* **Goal of the exercise**: Leaving out every picture, quote the data below exactly as it appears.

* **Supplied material**:
=-=-=

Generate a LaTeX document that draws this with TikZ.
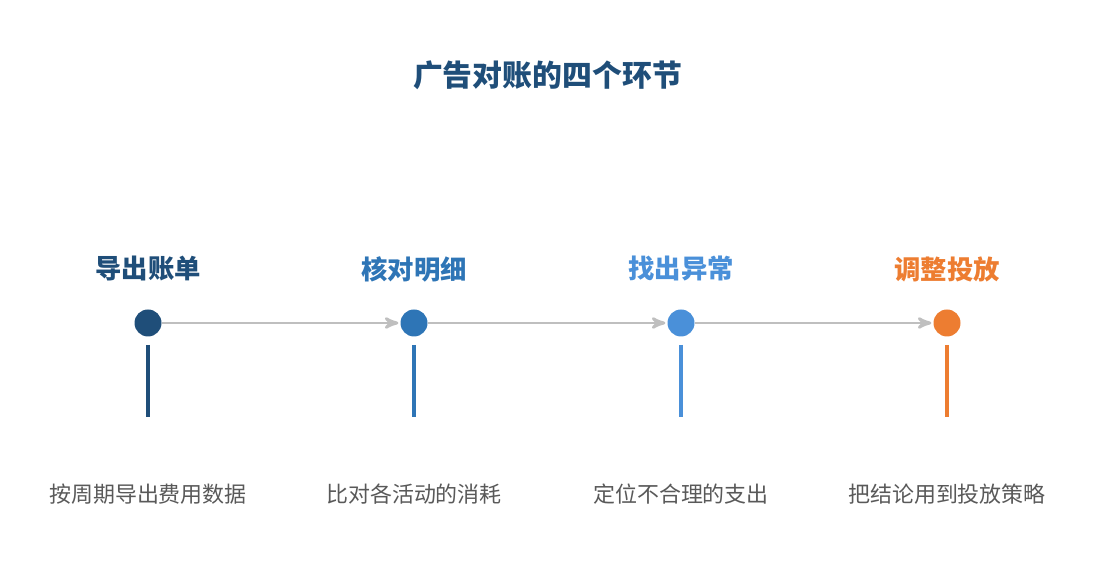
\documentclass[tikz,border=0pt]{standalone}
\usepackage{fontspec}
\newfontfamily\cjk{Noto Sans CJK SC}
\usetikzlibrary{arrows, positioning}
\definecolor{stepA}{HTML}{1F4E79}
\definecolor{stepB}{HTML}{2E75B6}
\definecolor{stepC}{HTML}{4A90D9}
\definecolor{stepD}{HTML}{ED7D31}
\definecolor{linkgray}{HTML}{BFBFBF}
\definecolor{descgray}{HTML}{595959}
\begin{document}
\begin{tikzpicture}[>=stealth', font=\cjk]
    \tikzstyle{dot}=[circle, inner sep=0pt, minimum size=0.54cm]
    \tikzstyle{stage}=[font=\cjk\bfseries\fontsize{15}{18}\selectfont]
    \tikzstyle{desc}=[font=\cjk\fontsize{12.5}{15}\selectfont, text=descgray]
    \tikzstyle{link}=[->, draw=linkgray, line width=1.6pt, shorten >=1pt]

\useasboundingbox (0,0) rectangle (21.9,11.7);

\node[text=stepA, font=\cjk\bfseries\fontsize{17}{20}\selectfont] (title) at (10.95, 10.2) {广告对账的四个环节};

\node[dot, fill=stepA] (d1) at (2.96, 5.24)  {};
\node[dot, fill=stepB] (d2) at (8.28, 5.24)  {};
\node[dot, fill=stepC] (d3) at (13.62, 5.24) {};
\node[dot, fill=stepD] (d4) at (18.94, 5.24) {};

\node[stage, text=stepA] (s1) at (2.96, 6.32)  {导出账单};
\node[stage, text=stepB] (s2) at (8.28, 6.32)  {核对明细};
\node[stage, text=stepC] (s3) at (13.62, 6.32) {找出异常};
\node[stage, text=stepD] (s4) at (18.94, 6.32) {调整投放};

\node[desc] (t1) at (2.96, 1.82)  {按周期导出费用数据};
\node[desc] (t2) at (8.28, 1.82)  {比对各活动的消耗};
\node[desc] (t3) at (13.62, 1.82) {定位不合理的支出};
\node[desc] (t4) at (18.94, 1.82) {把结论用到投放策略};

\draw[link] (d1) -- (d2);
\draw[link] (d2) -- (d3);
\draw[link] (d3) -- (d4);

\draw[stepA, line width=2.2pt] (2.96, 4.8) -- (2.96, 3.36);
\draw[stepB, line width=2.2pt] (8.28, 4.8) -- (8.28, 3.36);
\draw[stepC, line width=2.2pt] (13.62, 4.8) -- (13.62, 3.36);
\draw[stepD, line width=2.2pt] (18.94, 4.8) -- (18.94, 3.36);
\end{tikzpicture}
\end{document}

=-=-=

* **Expected answer**:
Generate a LaTeX document that draws this with TikZ.
\documentclass[tikz,border=0pt]{standalone}
\usepackage{fontspec}
\newfontfamily\cjk{Noto Sans CJK SC}
\usetikzlibrary{arrows, positioning}
\definecolor{stepA}{HTML}{1F4E79}
\definecolor{stepB}{HTML}{2E75B6}
\definecolor{stepC}{HTML}{4A90D9}
\definecolor{stepD}{HTML}{ED7D31}
\definecolor{linkgray}{HTML}{BFBFBF}
\definecolor{descgray}{HTML}{595959}
\begin{document}
\begin{tikzpicture}[>=stealth', font=\cjk]
    \tikzstyle{dot}=[circle, inner sep=0pt, minimum size=0.54cm]
    \tikzstyle{stage}=[font=\cjk\bfseries\fontsize{15}{18}\selectfont]
    \tikzstyle{desc}=[font=\cjk\fontsize{12.5}{15}\selectfont, text=descgray]
    \tikzstyle{link}=[->, draw=linkgray, line width=1.6pt, shorten >=1pt]

\useasboundingbox (0,0) rectangle (21.9,11.7);

\node[text=stepA, font=\cjk\bfseries\fontsize{17}{20}\selectfont] (title) at (10.95, 10.2) {广告对账的四个环节};

\node[dot, fill=stepA] (d1) at (2.96, 5.24)  {};
\node[dot, fill=stepB] (d2) at (8.28, 5.24)  {};
\node[dot, fill=stepC] (d3) at (13.62, 5.24) {};
\node[dot, fill=stepD] (d4) at (18.94, 5.24) {};

\node[stage, text=stepA] (s1) at (2.96, 6.32)  {导出账单};
\node[stage, text=stepB] (s2) at (8.28, 6.32)  {核对明细};
\node[stage, text=stepC] (s3) at (13.62, 6.32) {找出异常};
\node[stage, text=stepD] (s4) at (18.94, 6.32) {调整投放};

\node[desc] (t1) at (2.96, 1.82)  {按周期导出费用数据};
\node[desc] (t2) at (8.28, 1.82)  {比对各活动的消耗};
\node[desc] (t3) at (13.62, 1.82) {定位不合理的支出};
\node[desc] (t4) at (18.94, 1.82) {把结论用到投放策略};

\draw[link] (d1) -- (d2);
\draw[link] (d2) -- (d3);
\draw[link] (d3) -- (d4);

\draw[stepA, line width=2.2pt] (2.96, 4.8) -- (2.96, 3.36);
\draw[stepB, line width=2.2pt] (8.28, 4.8) -- (8.28, 3.36);
\draw[stepC, line width=2.2pt] (13.62, 4.8) -- (13.62, 3.36);
\draw[stepD, line width=2.2pt] (18.94, 4.8) -- (18.94, 3.36);
\end{tikzpicture}
\end{document}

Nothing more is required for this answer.